_Data_:

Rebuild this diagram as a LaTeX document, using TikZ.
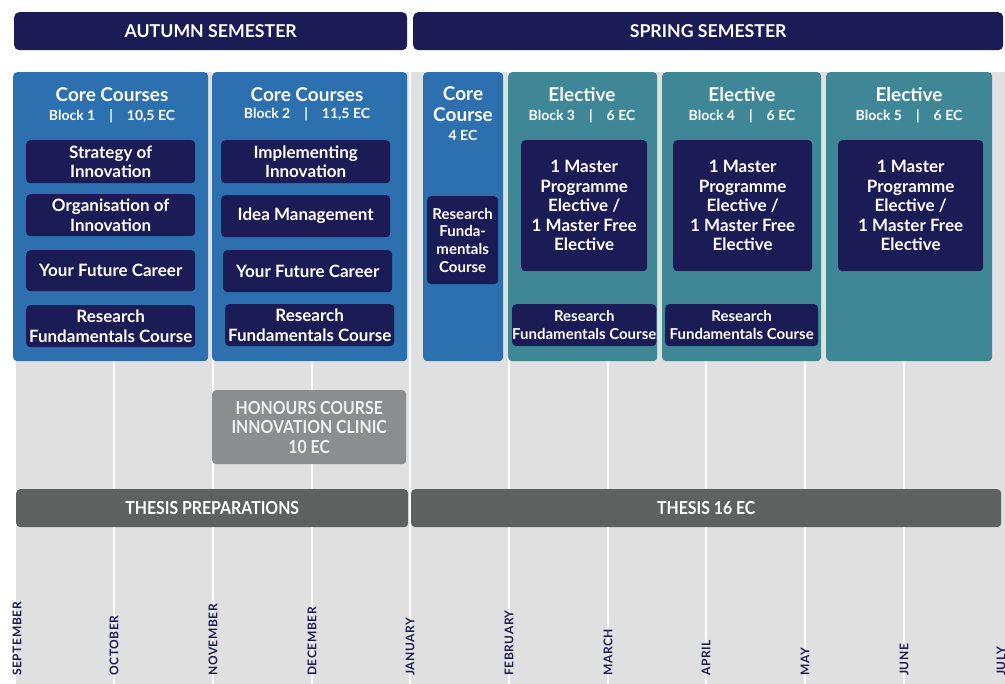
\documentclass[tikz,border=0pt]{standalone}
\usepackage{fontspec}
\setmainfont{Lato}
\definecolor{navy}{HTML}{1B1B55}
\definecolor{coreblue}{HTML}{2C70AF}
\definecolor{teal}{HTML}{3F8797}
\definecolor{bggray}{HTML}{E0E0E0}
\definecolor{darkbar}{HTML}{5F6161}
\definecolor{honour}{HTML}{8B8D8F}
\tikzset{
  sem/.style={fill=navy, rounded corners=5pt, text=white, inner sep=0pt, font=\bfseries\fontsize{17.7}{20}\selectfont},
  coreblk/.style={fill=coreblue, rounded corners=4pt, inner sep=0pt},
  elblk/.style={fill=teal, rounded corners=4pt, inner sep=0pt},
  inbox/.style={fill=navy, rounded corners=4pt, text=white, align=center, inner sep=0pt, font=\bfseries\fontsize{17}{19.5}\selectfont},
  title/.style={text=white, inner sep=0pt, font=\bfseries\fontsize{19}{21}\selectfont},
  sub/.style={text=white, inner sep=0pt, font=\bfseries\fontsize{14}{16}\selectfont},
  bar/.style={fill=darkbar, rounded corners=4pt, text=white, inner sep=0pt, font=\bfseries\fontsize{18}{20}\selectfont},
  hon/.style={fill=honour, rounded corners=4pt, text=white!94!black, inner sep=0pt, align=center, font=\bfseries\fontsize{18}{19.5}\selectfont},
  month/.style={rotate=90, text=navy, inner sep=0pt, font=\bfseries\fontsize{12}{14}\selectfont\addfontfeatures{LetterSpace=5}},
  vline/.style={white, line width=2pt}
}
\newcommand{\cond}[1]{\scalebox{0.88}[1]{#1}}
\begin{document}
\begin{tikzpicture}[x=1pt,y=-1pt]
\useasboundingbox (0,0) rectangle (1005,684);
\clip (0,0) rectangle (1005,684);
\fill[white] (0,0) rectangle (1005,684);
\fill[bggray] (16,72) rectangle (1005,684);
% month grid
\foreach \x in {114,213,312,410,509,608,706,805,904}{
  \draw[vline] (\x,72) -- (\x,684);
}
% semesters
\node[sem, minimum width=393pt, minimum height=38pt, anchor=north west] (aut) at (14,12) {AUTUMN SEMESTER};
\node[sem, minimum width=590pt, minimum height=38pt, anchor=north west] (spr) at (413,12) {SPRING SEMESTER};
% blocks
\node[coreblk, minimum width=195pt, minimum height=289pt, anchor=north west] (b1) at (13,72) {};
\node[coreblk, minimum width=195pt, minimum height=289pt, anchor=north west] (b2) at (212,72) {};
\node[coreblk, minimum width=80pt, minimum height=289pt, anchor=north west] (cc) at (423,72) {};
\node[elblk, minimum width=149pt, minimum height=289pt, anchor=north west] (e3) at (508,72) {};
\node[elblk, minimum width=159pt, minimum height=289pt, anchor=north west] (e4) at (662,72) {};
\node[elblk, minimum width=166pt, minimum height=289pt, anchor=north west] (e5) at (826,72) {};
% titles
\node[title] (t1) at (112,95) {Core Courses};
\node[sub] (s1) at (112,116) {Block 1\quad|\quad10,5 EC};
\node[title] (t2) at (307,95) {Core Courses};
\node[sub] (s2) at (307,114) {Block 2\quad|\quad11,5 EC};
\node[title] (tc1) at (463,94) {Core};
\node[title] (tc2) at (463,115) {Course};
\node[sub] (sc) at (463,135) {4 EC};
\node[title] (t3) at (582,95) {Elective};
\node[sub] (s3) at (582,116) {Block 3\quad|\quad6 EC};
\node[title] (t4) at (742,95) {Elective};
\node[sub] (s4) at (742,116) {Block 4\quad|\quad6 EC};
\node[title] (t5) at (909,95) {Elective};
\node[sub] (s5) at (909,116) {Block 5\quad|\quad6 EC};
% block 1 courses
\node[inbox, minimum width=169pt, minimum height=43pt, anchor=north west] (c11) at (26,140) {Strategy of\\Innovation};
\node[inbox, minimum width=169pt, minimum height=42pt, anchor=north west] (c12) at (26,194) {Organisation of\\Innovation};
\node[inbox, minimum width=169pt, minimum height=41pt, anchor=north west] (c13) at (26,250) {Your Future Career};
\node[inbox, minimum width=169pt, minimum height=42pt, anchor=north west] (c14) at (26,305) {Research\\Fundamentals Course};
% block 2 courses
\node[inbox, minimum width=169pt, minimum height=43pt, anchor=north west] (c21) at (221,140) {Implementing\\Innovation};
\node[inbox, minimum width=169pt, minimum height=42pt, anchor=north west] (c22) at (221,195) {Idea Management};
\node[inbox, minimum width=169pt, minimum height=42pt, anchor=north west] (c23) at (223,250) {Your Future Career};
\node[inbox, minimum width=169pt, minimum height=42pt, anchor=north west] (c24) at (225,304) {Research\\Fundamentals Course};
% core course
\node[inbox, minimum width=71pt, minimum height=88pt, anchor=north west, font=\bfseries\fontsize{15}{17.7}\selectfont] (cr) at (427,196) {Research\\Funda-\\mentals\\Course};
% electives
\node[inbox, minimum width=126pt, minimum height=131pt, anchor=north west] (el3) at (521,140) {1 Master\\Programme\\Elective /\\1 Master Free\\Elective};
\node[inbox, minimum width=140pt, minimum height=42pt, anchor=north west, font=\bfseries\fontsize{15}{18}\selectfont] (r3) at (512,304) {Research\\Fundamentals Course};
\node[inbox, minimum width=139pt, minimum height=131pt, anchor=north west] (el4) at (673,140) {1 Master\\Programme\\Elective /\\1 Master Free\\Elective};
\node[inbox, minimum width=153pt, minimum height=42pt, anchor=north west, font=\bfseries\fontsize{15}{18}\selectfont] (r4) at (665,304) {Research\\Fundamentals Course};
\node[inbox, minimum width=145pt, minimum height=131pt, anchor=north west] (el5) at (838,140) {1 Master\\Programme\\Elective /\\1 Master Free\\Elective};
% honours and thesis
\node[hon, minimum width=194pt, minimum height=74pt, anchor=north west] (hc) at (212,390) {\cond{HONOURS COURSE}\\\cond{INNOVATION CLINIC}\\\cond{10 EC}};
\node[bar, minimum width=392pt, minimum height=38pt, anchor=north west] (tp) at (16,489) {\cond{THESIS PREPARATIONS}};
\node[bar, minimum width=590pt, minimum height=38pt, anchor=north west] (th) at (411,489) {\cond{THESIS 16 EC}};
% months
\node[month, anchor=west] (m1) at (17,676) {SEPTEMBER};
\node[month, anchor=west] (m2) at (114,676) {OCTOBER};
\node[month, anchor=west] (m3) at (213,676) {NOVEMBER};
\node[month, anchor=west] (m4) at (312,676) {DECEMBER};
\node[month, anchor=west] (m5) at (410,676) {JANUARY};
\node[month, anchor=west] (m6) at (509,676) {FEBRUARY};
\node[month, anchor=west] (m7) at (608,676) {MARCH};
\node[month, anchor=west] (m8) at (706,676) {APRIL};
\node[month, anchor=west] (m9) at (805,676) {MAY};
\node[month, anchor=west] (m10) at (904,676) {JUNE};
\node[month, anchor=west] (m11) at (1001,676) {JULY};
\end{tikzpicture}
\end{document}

_Exercise instructions_:
Pictures excluded, quote all the data above exactly.

_In response_:
Rebuild this diagram as a LaTeX document, using TikZ.
\documentclass[tikz,border=0pt]{standalone}
\usepackage{fontspec}
\setmainfont{Lato}
\definecolor{navy}{HTML}{1B1B55}
\definecolor{coreblue}{HTML}{2C70AF}
\definecolor{teal}{HTML}{3F8797}
\definecolor{bggray}{HTML}{E0E0E0}
\definecolor{darkbar}{HTML}{5F6161}
\definecolor{honour}{HTML}{8B8D8F}
\tikzset{
  sem/.style={fill=navy, rounded corners=5pt, text=white, inner sep=0pt, font=\bfseries\fontsize{17.7}{20}\selectfont},
  coreblk/.style={fill=coreblue, rounded corners=4pt, inner sep=0pt},
  elblk/.style={fill=teal, rounded corners=4pt, inner sep=0pt},
  inbox/.style={fill=navy, rounded corners=4pt, text=white, align=center, inner sep=0pt, font=\bfseries\fontsize{17}{19.5}\selectfont},
  title/.style={text=white, inner sep=0pt, font=\bfseries\fontsize{19}{21}\selectfont},
  sub/.style={text=white, inner sep=0pt, font=\bfseries\fontsize{14}{16}\selectfont},
  bar/.style={fill=darkbar, rounded corners=4pt, text=white, inner sep=0pt, font=\bfseries\fontsize{18}{20}\selectfont},
  hon/.style={fill=honour, rounded corners=4pt, text=white!94!black, inner sep=0pt, align=center, font=\bfseries\fontsize{18}{19.5}\selectfont},
  month/.style={rotate=90, text=navy, inner sep=0pt, font=\bfseries\fontsize{12}{14}\selectfont\addfontfeatures{LetterSpace=5}},
  vline/.style={white, line width=2pt}
}
\newcommand{\cond}[1]{\scalebox{0.88}[1]{#1}}
\begin{document}
\begin{tikzpicture}[x=1pt,y=-1pt]
\useasboundingbox (0,0) rectangle (1005,684);
\clip (0,0) rectangle (1005,684);
\fill[white] (0,0) rectangle (1005,684);
\fill[bggray] (16,72) rectangle (1005,684);
% month grid
\foreach \x in {114,213,312,410,509,608,706,805,904}{
  \draw[vline] (\x,72) -- (\x,684);
}
% semesters
\node[sem, minimum width=393pt, minimum height=38pt, anchor=north west] (aut) at (14,12) {AUTUMN SEMESTER};
\node[sem, minimum width=590pt, minimum height=38pt, anchor=north west] (spr) at (413,12) {SPRING SEMESTER};
% blocks
\node[coreblk, minimum width=195pt, minimum height=289pt, anchor=north west] (b1) at (13,72) {};
\node[coreblk, minimum width=195pt, minimum height=289pt, anchor=north west] (b2) at (212,72) {};
\node[coreblk, minimum width=80pt, minimum height=289pt, anchor=north west] (cc) at (423,72) {};
\node[elblk, minimum width=149pt, minimum height=289pt, anchor=north west] (e3) at (508,72) {};
\node[elblk, minimum width=159pt, minimum height=289pt, anchor=north west] (e4) at (662,72) {};
\node[elblk, minimum width=166pt, minimum height=289pt, anchor=north west] (e5) at (826,72) {};
% titles
\node[title] (t1) at (112,95) {Core Courses};
\node[sub] (s1) at (112,116) {Block 1\quad|\quad10,5 EC};
\node[title] (t2) at (307,95) {Core Courses};
\node[sub] (s2) at (307,114) {Block 2\quad|\quad11,5 EC};
\node[title] (tc1) at (463,94) {Core};
\node[title] (tc2) at (463,115) {Course};
\node[sub] (sc) at (463,135) {4 EC};
\node[title] (t3) at (582,95) {Elective};
\node[sub] (s3) at (582,116) {Block 3\quad|\quad6 EC};
\node[title] (t4) at (742,95) {Elective};
\node[sub] (s4) at (742,116) {Block 4\quad|\quad6 EC};
\node[title] (t5) at (909,95) {Elective};
\node[sub] (s5) at (909,116) {Block 5\quad|\quad6 EC};
% block 1 courses
\node[inbox, minimum width=169pt, minimum height=43pt, anchor=north west] (c11) at (26,140) {Strategy of\\Innovation};
\node[inbox, minimum width=169pt, minimum height=42pt, anchor=north west] (c12) at (26,194) {Organisation of\\Innovation};
\node[inbox, minimum width=169pt, minimum height=41pt, anchor=north west] (c13) at (26,250) {Your Future Career};
\node[inbox, minimum width=169pt, minimum height=42pt, anchor=north west] (c14) at (26,305) {Research\\Fundamentals Course};
% block 2 courses
\node[inbox, minimum width=169pt, minimum height=43pt, anchor=north west] (c21) at (221,140) {Implementing\\Innovation};
\node[inbox, minimum width=169pt, minimum height=42pt, anchor=north west] (c22) at (221,195) {Idea Management};
\node[inbox, minimum width=169pt, minimum height=42pt, anchor=north west] (c23) at (223,250) {Your Future Career};
\node[inbox, minimum width=169pt, minimum height=42pt, anchor=north west] (c24) at (225,304) {Research\\Fundamentals Course};
% core course
\node[inbox, minimum width=71pt, minimum height=88pt, anchor=north west, font=\bfseries\fontsize{15}{17.7}\selectfont] (cr) at (427,196) {Research\\Funda-\\mentals\\Course};
% electives
\node[inbox, minimum width=126pt, minimum height=131pt, anchor=north west] (el3) at (521,140) {1 Master\\Programme\\Elective /\\1 Master Free\\Elective};
\node[inbox, minimum width=140pt, minimum height=42pt, anchor=north west, font=\bfseries\fontsize{15}{18}\selectfont] (r3) at (512,304) {Research\\Fundamentals Course};
\node[inbox, minimum width=139pt, minimum height=131pt, anchor=north west] (el4) at (673,140) {1 Master\\Programme\\Elective /\\1 Master Free\\Elective};
\node[inbox, minimum width=153pt, minimum height=42pt, anchor=north west, font=\bfseries\fontsize{15}{18}\selectfont] (r4) at (665,304) {Research\\Fundamentals Course};
\node[inbox, minimum width=145pt, minimum height=131pt, anchor=north west] (el5) at (838,140) {1 Master\\Programme\\Elective /\\1 Master Free\\Elective};
% honours and thesis
\node[hon, minimum width=194pt, minimum height=74pt, anchor=north west] (hc) at (212,390) {\cond{HONOURS COURSE}\\\cond{INNOVATION CLINIC}\\\cond{10 EC}};
\node[bar, minimum width=392pt, minimum height=38pt, anchor=north west] (tp) at (16,489) {\cond{THESIS PREPARATIONS}};
\node[bar, minimum width=590pt, minimum height=38pt, anchor=north west] (th) at (411,489) {\cond{THESIS 16 EC}};
% months
\node[month, anchor=west] (m1) at (17,676) {SEPTEMBER};
\node[month, anchor=west] (m2) at (114,676) {OCTOBER};
\node[month, anchor=west] (m3) at (213,676) {NOVEMBER};
\node[month, anchor=west] (m4) at (312,676) {DECEMBER};
\node[month, anchor=west] (m5) at (410,676) {JANUARY};
\node[month, anchor=west] (m6) at (509,676) {FEBRUARY};
\node[month, anchor=west] (m7) at (608,676) {MARCH};
\node[month, anchor=west] (m8) at (706,676) {APRIL};
\node[month, anchor=west] (m9) at (805,676) {MAY};
\node[month, anchor=west] (m10) at (904,676) {JUNE};
\node[month, anchor=west] (m11) at (1001,676) {JULY};
\end{tikzpicture}
\end{document}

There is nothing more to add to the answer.